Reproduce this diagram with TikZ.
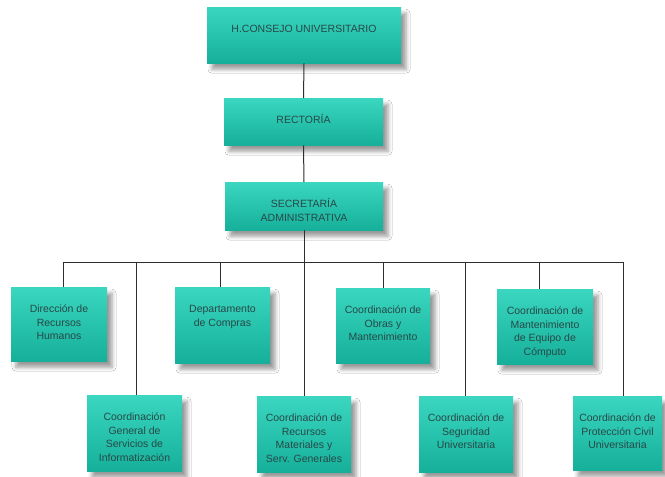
\documentclass[tikz,border=0pt]{standalone}
\usepackage{fontspec}
\setmainfont{Liberation Sans}
\usetikzlibrary{shadows.blur}
\definecolor{boxtop}{HTML}{3AD6BF}
\definecolor{boxmid}{HTML}{1FC2A8}
\definecolor{boxbot}{HTML}{16B09A}
\definecolor{txt}{HTML}{284848}
\definecolor{linec}{HTML}{2E2E2E}
\tikzset{
  orgbox/.style={draw=none, top color=boxtop, middle color=boxmid, bottom color=boxbot,
    blur shadow={shadow xshift=5pt, shadow yshift=-6pt, shadow blur radius=4pt, shadow opacity=40},
    anchor=north, inner sep=0pt},
  orglabel/.style={anchor=north, align=center, inner sep=0pt, text=txt,
    font=\fontsize{10.5}{13.5}\selectfont},
  conn/.style={draw=linec, line width=1pt}
}
\newcommand\orgnode[6]{%
  \node[orgbox, minimum width=#4pt, minimum height=#5pt] (#1) at (#2,#3) {};
  \node[orglabel] (#1-t) at ([yshift=-16.3pt]#1.north) {\strut #6};
}
\begin{document}
\begin{tikzpicture}[x=1pt,y=-1pt]
  \useasboundingbox[fill=white] (0,0) rectangle (665,477);
  \orgnode{consejo}{304}{7}{194}{56}{H.CONSEJO UNIVERSITARIO}
  \orgnode{rectoria}{303.5}{98}{159}{47}{RECTORÍA}
  \orgnode{secretaria}{304}{182}{158}{48}{SECRETARÍA\\ADMINISTRATIVA}
  \orgnode{dir}{59}{287}{96}{74}{Dirección de\\Recursos\\Humanos}
  \orgnode{depto}{222.5}{287}{95}{76}{Departamento\\de Compras}
  \orgnode{obras}{383}{288}{94}{75}{Coordinación de\\Obras y\\Mantenimiento}
  \orgnode{mant}{545}{289}{96}{75}{Coordinación de\\Mantenimiento\\de Equipo de\\Cómputo}
  \orgnode{cgen}{134.5}{395}{95}{76}{Coordinación\\General de\\Servicios de\\Informatización}
  \orgnode{recmat}{304}{396}{94}{76}{Coordinación de\\Recursos\\Materiales y\\Serv. Generales}
  \orgnode{seg}{466}{396}{94}{76}{Coordinación de\\Seguridad\\Universitaria}
  \orgnode{prot}{617.5}{396}{89}{74}{Coordinación de\\Protección Civil\\Universitaria}
  \coordinate (d1) at (63,262);
  \coordinate (d2) at (136,262);
  \coordinate (d3) at (220,262);
  \coordinate (d4) at (304,262);
  \coordinate (d5) at (383,262);
  \coordinate (d6) at (465,262);
  \coordinate (d7) at (539,262);
  \coordinate (d8) at (623,262);
  \draw[conn] (consejo.south) -- (rectoria.north);
  \draw[conn] (rectoria.south) -- (secretaria.north);
  \draw[conn] (secretaria.south) -- (d4);
  \draw[conn] (d1) -- (d8);
  \draw[conn] (d1) -- (d1 |- dir.north);
  \draw[conn] (d2) -- (d2 |- cgen.north);
  \draw[conn] (d3) -- (d3 |- depto.north);
  \draw[conn] (d4) -- (d4 |- recmat.north);
  \draw[conn] (d5) -- (d5 |- obras.north);
  \draw[conn] (d6) -- (d6 |- seg.north);
  \draw[conn] (d7) -- (d7 |- mant.north);
  \draw[conn] (d8) -- (d8 |- prot.north);
\end{tikzpicture}
\end{document}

_ _ _ _ _

GOAL: From the listing, extract all text exactly as given and drop any picture.

COMPLETE OUTPUT:
Reproduce this diagram with TikZ.
\documentclass[tikz,border=0pt]{standalone}
\usepackage{fontspec}
\setmainfont{Liberation Sans}
\usetikzlibrary{shadows.blur}
\definecolor{boxtop}{HTML}{3AD6BF}
\definecolor{boxmid}{HTML}{1FC2A8}
\definecolor{boxbot}{HTML}{16B09A}
\definecolor{txt}{HTML}{284848}
\definecolor{linec}{HTML}{2E2E2E}
\tikzset{
  orgbox/.style={draw=none, top color=boxtop, middle color=boxmid, bottom color=boxbot,
    blur shadow={shadow xshift=5pt, shadow yshift=-6pt, shadow blur radius=4pt, shadow opacity=40},
    anchor=north, inner sep=0pt},
  orglabel/.style={anchor=north, align=center, inner sep=0pt, text=txt,
    font=\fontsize{10.5}{13.5}\selectfont},
  conn/.style={draw=linec, line width=1pt}
}
\newcommand\orgnode[6]{%
  \node[orgbox, minimum width=#4pt, minimum height=#5pt] (#1) at (#2,#3) {};
  \node[orglabel] (#1-t) at ([yshift=-16.3pt]#1.north) {\strut #6};
}
\begin{document}
\begin{tikzpicture}[x=1pt,y=-1pt]
  \useasboundingbox[fill=white] (0,0) rectangle (665,477);
  \orgnode{consejo}{304}{7}{194}{56}{H.CONSEJO UNIVERSITARIO}
  \orgnode{rectoria}{303.5}{98}{159}{47}{RECTORÍA}
  \orgnode{secretaria}{304}{182}{158}{48}{SECRETARÍA\\ADMINISTRATIVA}
  \orgnode{dir}{59}{287}{96}{74}{Dirección de\\Recursos\\Humanos}
  \orgnode{depto}{222.5}{287}{95}{76}{Departamento\\de Compras}
  \orgnode{obras}{383}{288}{94}{75}{Coordinación de\\Obras y\\Mantenimiento}
  \orgnode{mant}{545}{289}{96}{75}{Coordinación de\\Mantenimiento\\de Equipo de\\Cómputo}
  \orgnode{cgen}{134.5}{395}{95}{76}{Coordinación\\General de\\Servicios de\\Informatización}
  \orgnode{recmat}{304}{396}{94}{76}{Coordinación de\\Recursos\\Materiales y\\Serv. Generales}
  \orgnode{seg}{466}{396}{94}{76}{Coordinación de\\Seguridad\\Universitaria}
  \orgnode{prot}{617.5}{396}{89}{74}{Coordinación de\\Protección Civil\\Universitaria}
  \coordinate (d1) at (63,262);
  \coordinate (d2) at (136,262);
  \coordinate (d3) at (220,262);
  \coordinate (d4) at (304,262);
  \coordinate (d5) at (383,262);
  \coordinate (d6) at (465,262);
  \coordinate (d7) at (539,262);
  \coordinate (d8) at (623,262);
  \draw[conn] (consejo.south) -- (rectoria.north);
  \draw[conn] (rectoria.south) -- (secretaria.north);
  \draw[conn] (secretaria.south) -- (d4);
  \draw[conn] (d1) -- (d8);
  \draw[conn] (d1) -- (d1 |- dir.north);
  \draw[conn] (d2) -- (d2 |- cgen.north);
  \draw[conn] (d3) -- (d3 |- depto.north);
  \draw[conn] (d4) -- (d4 |- recmat.north);
  \draw[conn] (d5) -- (d5 |- obras.north);
  \draw[conn] (d6) -- (d6 |- seg.north);
  \draw[conn] (d7) -- (d7 |- mant.north);
  \draw[conn] (d8) -- (d8 |- prot.north);
\end{tikzpicture}
\end{document}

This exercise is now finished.